_AIM_
Identify every line in the records below that contains the word "matplotlib", and reproduce each one.

_RECORDS TO USE_
* * * *

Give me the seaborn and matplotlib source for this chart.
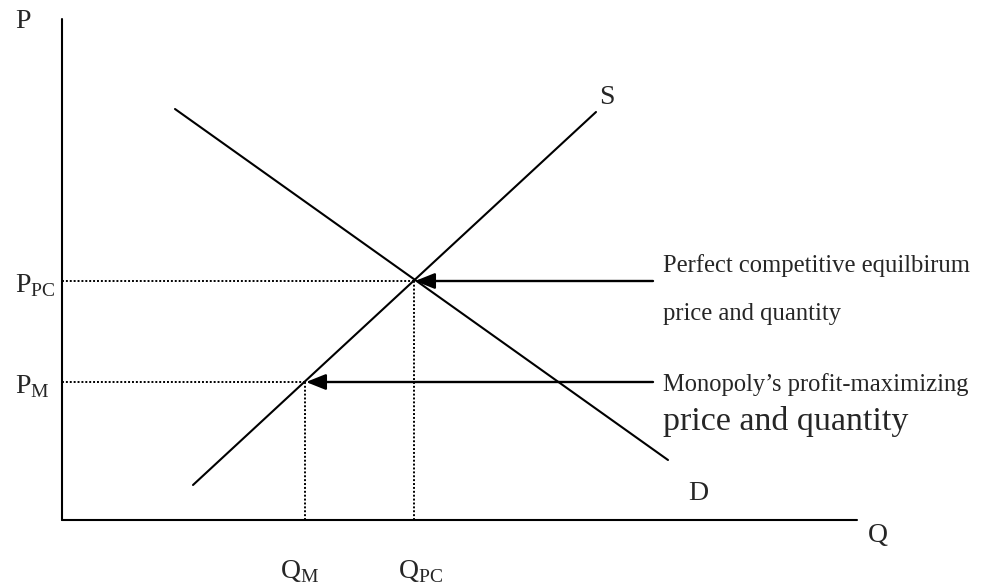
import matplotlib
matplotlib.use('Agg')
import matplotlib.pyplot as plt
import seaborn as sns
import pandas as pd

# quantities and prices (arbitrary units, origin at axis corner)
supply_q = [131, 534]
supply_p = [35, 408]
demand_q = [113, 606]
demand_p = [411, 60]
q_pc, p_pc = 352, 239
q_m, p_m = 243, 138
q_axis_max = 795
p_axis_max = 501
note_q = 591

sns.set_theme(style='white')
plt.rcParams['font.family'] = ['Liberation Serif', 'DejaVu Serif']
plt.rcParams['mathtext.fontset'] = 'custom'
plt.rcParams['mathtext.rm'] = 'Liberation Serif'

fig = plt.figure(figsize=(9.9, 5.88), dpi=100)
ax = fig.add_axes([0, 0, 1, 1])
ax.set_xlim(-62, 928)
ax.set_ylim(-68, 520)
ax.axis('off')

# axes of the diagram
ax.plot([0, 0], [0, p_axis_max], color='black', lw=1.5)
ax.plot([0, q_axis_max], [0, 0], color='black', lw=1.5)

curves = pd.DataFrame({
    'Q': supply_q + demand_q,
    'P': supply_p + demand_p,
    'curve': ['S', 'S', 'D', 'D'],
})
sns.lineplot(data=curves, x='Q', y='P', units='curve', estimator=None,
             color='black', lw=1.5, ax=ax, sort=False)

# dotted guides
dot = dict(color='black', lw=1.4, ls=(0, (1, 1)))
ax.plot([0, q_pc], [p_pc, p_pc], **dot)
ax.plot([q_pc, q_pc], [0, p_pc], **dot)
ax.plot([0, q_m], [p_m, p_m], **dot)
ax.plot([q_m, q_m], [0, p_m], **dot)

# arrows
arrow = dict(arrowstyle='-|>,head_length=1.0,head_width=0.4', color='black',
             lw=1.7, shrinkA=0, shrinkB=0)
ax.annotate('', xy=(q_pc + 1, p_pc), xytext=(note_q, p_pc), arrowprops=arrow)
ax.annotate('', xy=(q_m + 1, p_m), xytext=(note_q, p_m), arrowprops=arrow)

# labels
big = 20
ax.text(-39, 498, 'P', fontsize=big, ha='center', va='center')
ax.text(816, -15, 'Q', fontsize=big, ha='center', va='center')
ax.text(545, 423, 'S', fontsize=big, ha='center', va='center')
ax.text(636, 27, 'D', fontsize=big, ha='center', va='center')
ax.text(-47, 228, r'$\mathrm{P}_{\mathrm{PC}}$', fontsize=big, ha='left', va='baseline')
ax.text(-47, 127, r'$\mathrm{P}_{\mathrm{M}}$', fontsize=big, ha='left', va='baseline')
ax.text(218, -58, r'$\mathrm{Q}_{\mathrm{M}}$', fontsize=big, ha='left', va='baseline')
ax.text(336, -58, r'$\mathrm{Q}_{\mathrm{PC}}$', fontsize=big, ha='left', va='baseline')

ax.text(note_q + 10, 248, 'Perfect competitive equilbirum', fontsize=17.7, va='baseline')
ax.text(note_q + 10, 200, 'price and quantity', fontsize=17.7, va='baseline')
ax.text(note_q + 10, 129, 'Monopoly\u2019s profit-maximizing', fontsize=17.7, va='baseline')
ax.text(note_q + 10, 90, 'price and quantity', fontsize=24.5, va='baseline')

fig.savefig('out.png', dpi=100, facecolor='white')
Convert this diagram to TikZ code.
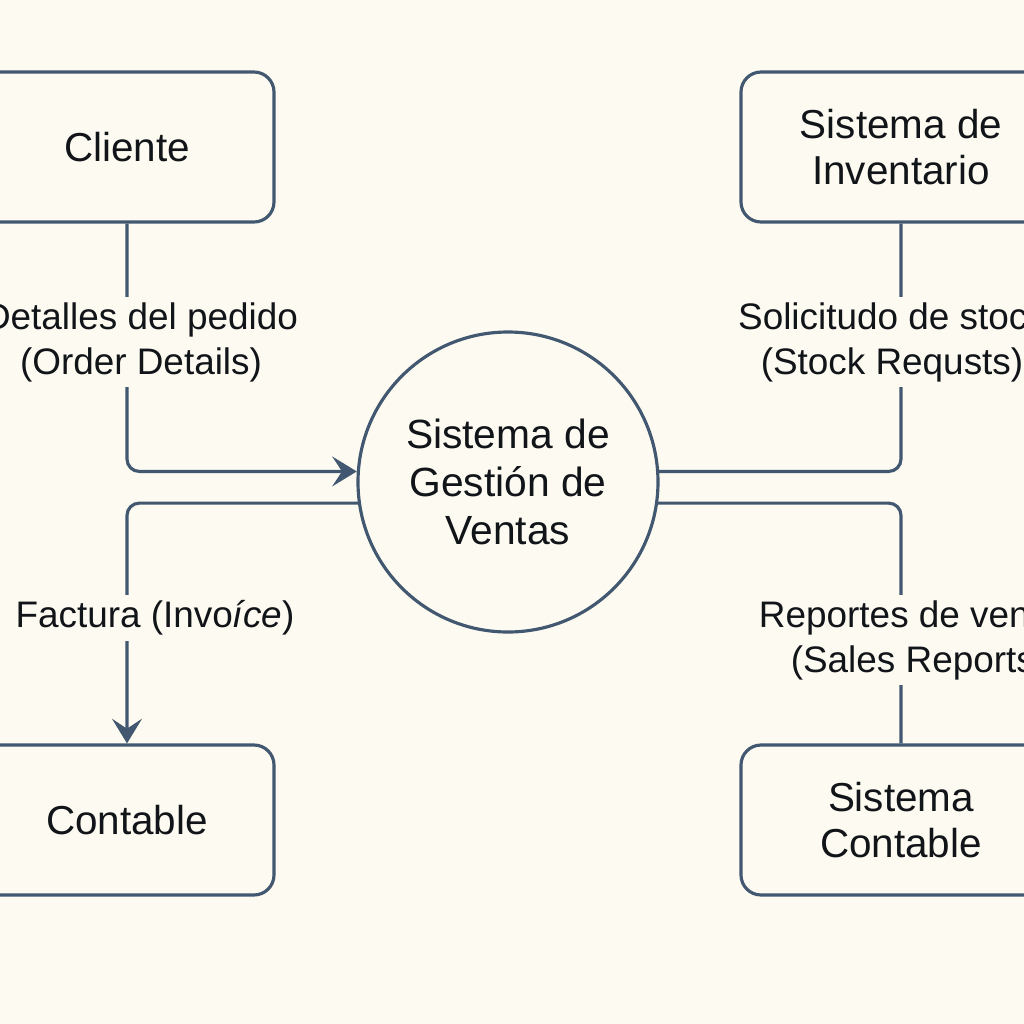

* * * *

_SOLUTION TO THIS TASK_
Give me the seaborn and matplotlib source for this chart.
import matplotlib
matplotlib.use('Agg')
import matplotlib.pyplot as plt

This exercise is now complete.